Execute Glue Job Locally in IntelliJ Without an AWS Account

Execute Glue Job Locally in IntelliJ Without an AWS Account


The blog post guides users on running an AWS Glue job locally within the IntelliJ environment without the need for an AWS account. It outlines the steps to execute Glue jobs, offering a practical solution for developers to test and debug their Glue scripts locally before deploying them to the AWS cloud. The approach enhances flexibility and efficiency in the development and debugging process for Glue jobs without requiring access to AWS infrastructure.

Benefits

  1. Efficient Development and Testing:
    • Developers can test and iterate on Glue jobs directly within the IntelliJ environment, allowing for rapid development and testing cycles without the need for continuous AWS deployments. This accelerates the development process and enhances efficiency.
  2. Cost Savings and Accessibility:
    • The local execution eliminates the requirement for an active AWS account during the development and testing phase, resulting in cost savings.
  3. Seamless Integration with Local Development Tools:
    • Executing Glue jobs locally within IntelliJ provides a seamless integration with local development tools. Developers can leverage the features and familiarity of the IntelliJ IDE for coding, debugging, and testing, leading to a more streamlined and productive development experience.

Steps

Here is the code repository with demo project https://github.com/cloud-content/aws-glue-local

Followed steps mentioned under the section “Developing locally with Scala” in the AWS documentation page https://docs.aws.amazon.com/glue/latest/dg/aws-glue-programming-etl-libraries.html

Here are the high level steps:

  • Install software
    • Maven
      • You might already be having maven setup locally. If not, please download it from maven site based on your machine OS or above AWS page also have download link from glue etl artifactory.
    • Apache Spark distribution based on the Glue version that you want to use.
      • I used the link provided in above AWS page however you can use any Apache Spark 3.x version and can be downloaded from https://spark.apache.org/downloads.html but make sure that corresponding hadoop version is bundled along with spark.
  • Configuration
    • Maven project
      • You can start by using the pom.xml mentioned in cloud-content github repo aws-glue-local. And make necessary changes as per your need.
    • SPARK_HOME
      • Setup SPARK_HOME environment variable by using “export SPARK_HOME=/home/$USER/spark-3.3.0-amzn-1-bin-3.3.3-amzn-0” OR we can set it up in run configuration of IntelliJ project. Please change the spark library location as per your local setup.
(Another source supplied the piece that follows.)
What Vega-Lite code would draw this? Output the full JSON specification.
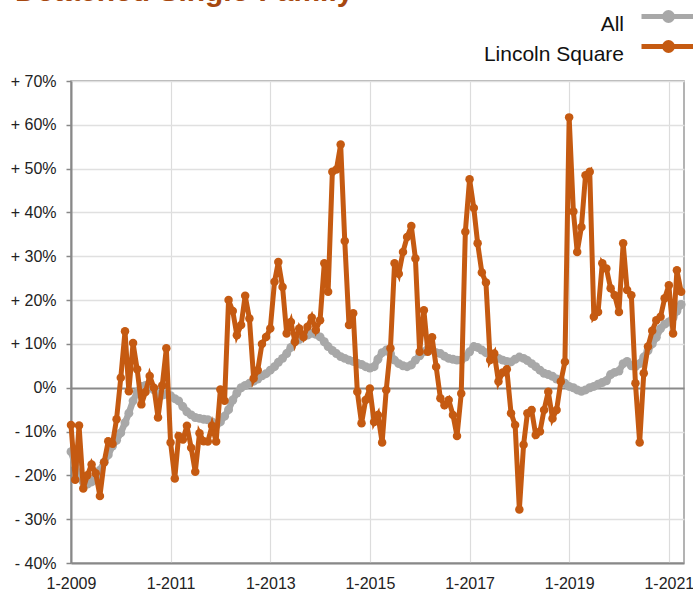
{
  "$schema": "https://vega.github.io/schema/vega-lite/v6.json",
  "width": 613,
  "height": 482,
  "autosize": {"type": "none"},
  "padding": {"left": 71, "top": 81, "right": 9, "bottom": 27},
  "background": "white",
  "title": {"text": "Detached Single-Family", "anchor": "start", "frame": "group", "dx": -56, "offset": -26, "baseline": "alphabetic", "fontSize": 30, "font": "Liberation Sans", "fontWeight": "bold", "color": "#a6480f"},
  "data": {"values": [
    {"date": "2009-01", "All": -14.6, "Lincoln Square": -8.5},
    {"date": "2009-02", "All": -17.5, "Lincoln Square": -21},
    {"date": "2009-03", "All": -20.5, "Lincoln Square": -8.6},
    {"date": "2009-04", "All": -21.5, "Lincoln Square": -23},
    {"date": "2009-05", "All": -22, "Lincoln Square": -20},
    {"date": "2009-06", "All": -21.5, "Lincoln Square": -17.5},
    {"date": "2009-07", "All": -20.5, "Lincoln Square": -19.5},
    {"date": "2009-08", "All": -18.8, "Lincoln Square": -24.7},
    {"date": "2009-09", "All": -17, "Lincoln Square": -17},
    {"date": "2009-10", "All": -15.3, "Lincoln Square": -12.2},
    {"date": "2009-11", "All": -13.3, "Lincoln Square": -12.8},
    {"date": "2009-12", "All": -12, "Lincoln Square": -7.2},
    {"date": "2010-01", "All": -10.3, "Lincoln Square": 2.3},
    {"date": "2010-02", "All": -8, "Lincoln Square": 12.9},
    {"date": "2010-03", "All": -5.8, "Lincoln Square": -0.8},
    {"date": "2010-04", "All": -3, "Lincoln Square": 10.2},
    {"date": "2010-05", "All": -1, "Lincoln Square": 4.2},
    {"date": "2010-06", "All": 0.3, "Lincoln Square": -3.8},
    {"date": "2010-07", "All": 0.5, "Lincoln Square": -1},
    {"date": "2010-08", "All": 0.2, "Lincoln Square": 2.7},
    {"date": "2010-09", "All": -0.5, "Lincoln Square": 0},
    {"date": "2010-10", "All": -1.5, "Lincoln Square": -6.8},
    {"date": "2010-11", "All": -1.7, "Lincoln Square": 0.5},
    {"date": "2010-12", "All": -1.5, "Lincoln Square": 9},
    {"date": "2011-01", "All": -1.8, "Lincoln Square": -12.5},
    {"date": "2011-02", "All": -2.5, "Lincoln Square": -20.7},
    {"date": "2011-03", "All": -3, "Lincoln Square": -11},
    {"date": "2011-04", "All": -4.3, "Lincoln Square": -11.8},
    {"date": "2011-05", "All": -5.5, "Lincoln Square": -8.7},
    {"date": "2011-06", "All": -6.2, "Lincoln Square": -13.7},
    {"date": "2011-07", "All": -6.8, "Lincoln Square": -19.2},
    {"date": "2011-08", "All": -7, "Lincoln Square": -10.4},
    {"date": "2011-09", "All": -7.2, "Lincoln Square": -12.2},
    {"date": "2011-10", "All": -7.3, "Lincoln Square": -12.3},
    {"date": "2011-11", "All": -7.8, "Lincoln Square": -8.7},
    {"date": "2011-12", "All": -8.6, "Lincoln Square": -12.3},
    {"date": "2012-01", "All": -7.8, "Lincoln Square": -0.4},
    {"date": "2012-02", "All": -6.5, "Lincoln Square": -3},
    {"date": "2012-03", "All": -5, "Lincoln Square": 20},
    {"date": "2012-04", "All": -2.8, "Lincoln Square": 17.5},
    {"date": "2012-05", "All": -1.2, "Lincoln Square": 12},
    {"date": "2012-06", "All": 0, "Lincoln Square": 14.3},
    {"date": "2012-07", "All": 0.5, "Lincoln Square": 21},
    {"date": "2012-08", "All": 1, "Lincoln Square": 15.8},
    {"date": "2012-09", "All": 1.5, "Lincoln Square": 2.1},
    {"date": "2012-10", "All": 2, "Lincoln Square": 4},
    {"date": "2012-11", "All": 2.7, "Lincoln Square": 10},
    {"date": "2012-12", "All": 3.2, "Lincoln Square": 11.6},
    {"date": "2013-01", "All": 4, "Lincoln Square": 13.5},
    {"date": "2013-02", "All": 4.8, "Lincoln Square": 24.2},
    {"date": "2013-03", "All": 5.8, "Lincoln Square": 28.7},
    {"date": "2013-04", "All": 6.7, "Lincoln Square": 23},
    {"date": "2013-05", "All": 7.8, "Lincoln Square": 12.4},
    {"date": "2013-06", "All": 9.2, "Lincoln Square": 15},
    {"date": "2013-07", "All": 10.5, "Lincoln Square": 10.5},
    {"date": "2013-08", "All": 11, "Lincoln Square": 13.5},
    {"date": "2013-09", "All": 11.6, "Lincoln Square": 11.6},
    {"date": "2013-10", "All": 12, "Lincoln Square": 13.9},
    {"date": "2013-11", "All": 12.4, "Lincoln Square": 16},
    {"date": "2013-12", "All": 12.2, "Lincoln Square": 13.2},
    {"date": "2014-01", "All": 11.6, "Lincoln Square": 15.4},
    {"date": "2014-02", "All": 10.5, "Lincoln Square": 28.4},
    {"date": "2014-03", "All": 9.4, "Lincoln Square": 21.9},
    {"date": "2014-04", "All": 8.5, "Lincoln Square": 49.3},
    {"date": "2014-05", "All": 7.8, "Lincoln Square": 49.8},
    {"date": "2014-06", "All": 7.1, "Lincoln Square": 55.5},
    {"date": "2014-07", "All": 6.7, "Lincoln Square": 33.5},
    {"date": "2014-08", "All": 6.3, "Lincoln Square": 14.3},
    {"date": "2014-09", "All": 6, "Lincoln Square": 17},
    {"date": "2014-10", "All": 5.6, "Lincoln Square": -0.9},
    {"date": "2014-11", "All": 5.3, "Lincoln Square": -8.1},
    {"date": "2014-12", "All": 4.8, "Lincoln Square": -2.8},
    {"date": "2015-01", "All": 4.5, "Lincoln Square": -0.2},
    {"date": "2015-02", "All": 4.8, "Lincoln Square": -7.8},
    {"date": "2015-03", "All": 6.5, "Lincoln Square": -6.2},
    {"date": "2015-04", "All": 8, "Lincoln Square": -12.5},
    {"date": "2015-05", "All": 8.6, "Lincoln Square": -0.5},
    {"date": "2015-06", "All": 7.8, "Lincoln Square": 9},
    {"date": "2015-07", "All": 6.3, "Lincoln Square": 28.4},
    {"date": "2015-08", "All": 5.5, "Lincoln Square": 26},
    {"date": "2015-09", "All": 5, "Lincoln Square": 31},
    {"date": "2015-10", "All": 4.8, "Lincoln Square": 34.4},
    {"date": "2015-11", "All": 5.2, "Lincoln Square": 36.9},
    {"date": "2015-12", "All": 6.3, "Lincoln Square": 29.5},
    {"date": "2016-01", "All": 7.3, "Lincoln Square": 8.2},
    {"date": "2016-02", "All": 8.2, "Lincoln Square": 17.7},
    {"date": "2016-03", "All": 8.8, "Lincoln Square": 8.2},
    {"date": "2016-04", "All": 8.6, "Lincoln Square": 11.5},
    {"date": "2016-05", "All": 8, "Lincoln Square": 4.8},
    {"date": "2016-06", "All": 7.8, "Lincoln Square": -2.4},
    {"date": "2016-07", "All": 7.2, "Lincoln Square": -4},
    {"date": "2016-08", "All": 6.7, "Lincoln Square": -2.8},
    {"date": "2016-09", "All": 6.5, "Lincoln Square": -6.2},
    {"date": "2016-10", "All": 6.3, "Lincoln Square": -11},
    {"date": "2016-11", "All": 6.3, "Lincoln Square": -1.3},
    {"date": "2016-12", "All": 7, "Lincoln Square": 35.6},
    {"date": "2017-01", "All": 8.2, "Lincoln Square": 47.6},
    {"date": "2017-02", "All": 9.4, "Lincoln Square": 41},
    {"date": "2017-03", "All": 9.2, "Lincoln Square": 33},
    {"date": "2017-04", "All": 8.6, "Lincoln Square": 26.3},
    {"date": "2017-05", "All": 8, "Lincoln Square": 24},
    {"date": "2017-06", "All": 7.5, "Lincoln Square": 6.3},
    {"date": "2017-07", "All": 7.1, "Lincoln Square": 7.8},
    {"date": "2017-08", "All": 6.7, "Lincoln Square": 1.4},
    {"date": "2017-09", "All": 6.3, "Lincoln Square": 3.5},
    {"date": "2017-10", "All": 6, "Lincoln Square": 4.2},
    {"date": "2017-11", "All": 5.9, "Lincoln Square": -5.8},
    {"date": "2017-12", "All": 6.5, "Lincoln Square": -8.5},
    {"date": "2018-01", "All": 7, "Lincoln Square": -27.8},
    {"date": "2018-02", "All": 6.7, "Lincoln Square": -13},
    {"date": "2018-03", "All": 6.2, "Lincoln Square": -5.8},
    {"date": "2018-04", "All": 5.5, "Lincoln Square": -5.1},
    {"date": "2018-05", "All": 4.8, "Lincoln Square": -10.8},
    {"date": "2018-06", "All": 4, "Lincoln Square": -10},
    {"date": "2018-07", "All": 3.3, "Lincoln Square": -5.1},
    {"date": "2018-08", "All": 3, "Lincoln Square": -0.9},
    {"date": "2018-09", "All": 2.6, "Lincoln Square": -7},
    {"date": "2018-10", "All": 2, "Lincoln Square": -5.1},
    {"date": "2018-11", "All": 1.7, "Lincoln Square": 1.4},
    {"date": "2018-12", "All": 1, "Lincoln Square": 5.9},
    {"date": "2019-01", "All": 0.3, "Lincoln Square": 61.7},
    {"date": "2019-02", "All": 0, "Lincoln Square": 40.2},
    {"date": "2019-03", "All": -0.5, "Lincoln Square": 31},
    {"date": "2019-04", "All": -0.8, "Lincoln Square": 36.7},
    {"date": "2019-05", "All": -0.5, "Lincoln Square": 48.5},
    {"date": "2019-06", "All": 0, "Lincoln Square": 49.3},
    {"date": "2019-07", "All": 0.3, "Lincoln Square": 16.2},
    {"date": "2019-08", "All": 0.8, "Lincoln Square": 17.3},
    {"date": "2019-09", "All": 1.2, "Lincoln Square": 28.4},
    {"date": "2019-10", "All": 1.6, "Lincoln Square": 27.2},
    {"date": "2019-11", "All": 3, "Lincoln Square": 22.7},
    {"date": "2019-12", "All": 3.5, "Lincoln Square": 21.1},
    {"date": "2020-01", "All": 3.8, "Lincoln Square": 17.3},
    {"date": "2020-02", "All": 5.5, "Lincoln Square": 33},
    {"date": "2020-03", "All": 6, "Lincoln Square": 22.3},
    {"date": "2020-04", "All": 5, "Lincoln Square": 21.1},
    {"date": "2020-05", "All": 4.8, "Lincoln Square": 1},
    {"date": "2020-06", "All": 5.5, "Lincoln Square": -12.5},
    {"date": "2020-07", "All": 7, "Lincoln Square": 3.3},
    {"date": "2020-08", "All": 8.5, "Lincoln Square": 9.4},
    {"date": "2020-09", "All": 10, "Lincoln Square": 13},
    {"date": "2020-10", "All": 11.5, "Lincoln Square": 15.4},
    {"date": "2020-11", "All": 13.5, "Lincoln Square": 16.2},
    {"date": "2020-12", "All": 14.5, "Lincoln Square": 20.4},
    {"date": "2021-01", "All": 15, "Lincoln Square": 23.4},
    {"date": "2021-02", "All": 16, "Lincoln Square": 12.4},
    {"date": "2021-03", "All": 17.5, "Lincoln Square": 26.8},
    {"date": "2021-04", "All": 19, "Lincoln Square": 21.9}
  ]},
  "transform": [{"fold": ["All", "Lincoln Square"], "as": ["series", "value"]}],
  "encoding": {
    "x": {
      "field": "date", "type": "temporal",
      "scale": {"type": "utc", "domain": [{"year": 2009, "month": 1, "date": 1, "utc": true}, {"year": 2021, "month": 4, "date": 22, "utc": true}]},
      "axis": {
        "title": null,
        "values": [
          {"year": 2009, "month": 1, "date": 1, "utc": true},
          {"year": 2011, "month": 1, "date": 1, "utc": true},
          {"year": 2013, "month": 1, "date": 1, "utc": true},
          {"year": 2015, "month": 1, "date": 1, "utc": true},
          {"year": 2017, "month": 1, "date": 1, "utc": true},
          {"year": 2019, "month": 1, "date": 1, "utc": true},
          {"year": 2021, "month": 1, "date": 1, "utc": true}
        ],
        "labelExpr": "utcFormat(datum.value, '%-m-%Y')",
        "grid": true, "gridColor": "#dcdcdc", "gridWidth": 1.2,
        "ticks": false, "tickSize": 0,
        "domainColor": "#888888", "domainWidth": 2,
        "labelFont": "Liberation Sans", "labelFontSize": 16, "labelColor": "#222222",
        "labelPadding": 12, "labelFlush": false, "labelOverlap": false
      }
    },
    "y": {
      "field": "value", "type": "quantitative",
      "scale": {"domain": [-40, 70], "nice": false, "zero": false},
      "axis": {
        "title": null,
        "values": [-40, -30, -20, -10, 0, 10, 20, 30, 40, 50, 60, 70],
        "labelExpr": "datum.value > 0 ? '+ ' + datum.value + '%' : (datum.value < 0 ? '- ' + (-datum.value) + '%' : '0%')",
        "grid": true,
        "gridColor": {"condition": {"test": "datum.value === 0", "value": "#8a8a8a"}, "value": "#e0e0e0"},
        "gridWidth": {"condition": {"test": "datum.value === 0", "value": 2}, "value": 1.3},
        "domainColor": "#888888", "domainWidth": 2,
        "tickColor": "#888888", "tickSize": 5, "tickWidth": 1.5,
        "labelFont": "Liberation Sans", "labelFontSize": 16, "labelColor": "#222222",
        "labelPadding": 10
      }
    },
    "color": {
      "field": "series", "type": "nominal",
      "scale": {"domain": ["All", "Lincoln Square"], "range": ["#a8a8a8", "#c55a11"]},
      "legend": {
        "title": null, "orient": "none", "legendX": 586, "legendY": -76, "direction": "vertical",
        "symbolType": "M-3,0L3,0M0.44,0A0.44,0.44,0,1,1,-0.44,0A0.44,0.44,0,1,1,0.44,0",
        "symbolSize": 324, "symbolStrokeWidth": 5, "symbolOpacity": 1,
        "labelAlign": "right", "labelBaseline": "top", "labelOffset": -56,
        "labelFontSize": 21, "labelFont": "Liberation Sans", "labelColor": "#111111",
        "rowPadding": -3, "padding": 0,
        "encode": {
          "symbols": {"update": {"fill": {"scale": "color", "field": "value"}, "stroke": {"scale": "color", "field": "value"}}},
          "labels": {"update": {"dy": {"value": -3}}}
        }
      }
    }
  },
  "layer": [
    {"transform": [{"filter": "datum.series === 'All'"}], "mark": {"type": "line", "strokeWidth": 6.5}},
    {"transform": [{"filter": "datum.series === 'All'"}], "mark": {"type": "circle", "size": 80, "opacity": 1}},
    {"transform": [{"filter": "datum.series === 'Lincoln Square'"}], "mark": {"type": "line", "strokeWidth": 5}},
    {"transform": [{"filter": "datum.series === 'Lincoln Square'"}], "mark": {"type": "circle", "size": 72, "opacity": 1}}
  ],
  "config": {
    "view": {"stroke": "#9a9a9a", "strokeWidth": 1.5},
    "font": "Liberation Sans"
  }
}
Below is the sample scala script that should work from local IntelliJ when required external libraries are available.

GlueApp.Scala

import com.amazonaws.services.glue.GlueContext
import com.amazonaws.services.glue.util.GlueArgParser
import com.amazonaws.services.glue.util.Job
import org.apache.spark.SparkContext
import org.apache.spark.sql.SparkSession
import scala.collection.JavaConverters._

object GlueApp {
  def main(sysArgs: Array[String]) {
    System.setProperty("spark.app.name", "GlueJob")
    System.setProperty("spark.master","local[*]")
    val sc: SparkContext = new SparkContext()
    val glueContext: GlueContext = new GlueContext(sc)
    val spark: SparkSession = glueContext.getSparkSession
    import spark.implicits._

    val args = GlueArgParser.getResolvedOptions(sysArgs, Seq("JOB_NAME").toArray)
    Job.init(args("JOB_NAME"), glueContext, args.asJava)
    val df = spark.read
      .format("csv")
      .option("header", "true")
      .load("src/main/resources/employees.csv")  
    df.printSchema()
    df.show(10, false)
    Job.commit()
  }
}

Explanation

  • Initializing Spark and Glue Context.
  • Defining Spark Session from Glue Context
  • Initializing Glue Job using supplied command line arguments.
  • Read employees.csv file using spark session into a Dataframe variable.
  • Print Dataframe schema.
  • Print 10 rows from the Dataframe.
  • Commit Glue Job.

Challenges

  • Make sure you can access required maven external repositories to download required libraries mentioned in pom.xml. The Artifact AWSGlueETL mentioned in pom.xml provides required Glue support when we run it from local.
  • The org.apache.commons lang3 version that is supplied as part of AWSGlueETL artifact have some compatibility issues with other dependent libraries hence I had to explicitly download below lang3 library.

<dependency>
<groupId>org.apache.commons</groupId>
<artifactId>commons-lang3</artifactId>
<version>3.11</version>
</dependency>

  • Had to setup below config properties when running Glue job locally however we don’t need them when we run this script on AWS Glue.
  • System.setProperty(“spark.app.name”, “GlueJob”)
  • System.setProperty(“spark.master”,”local[*]”)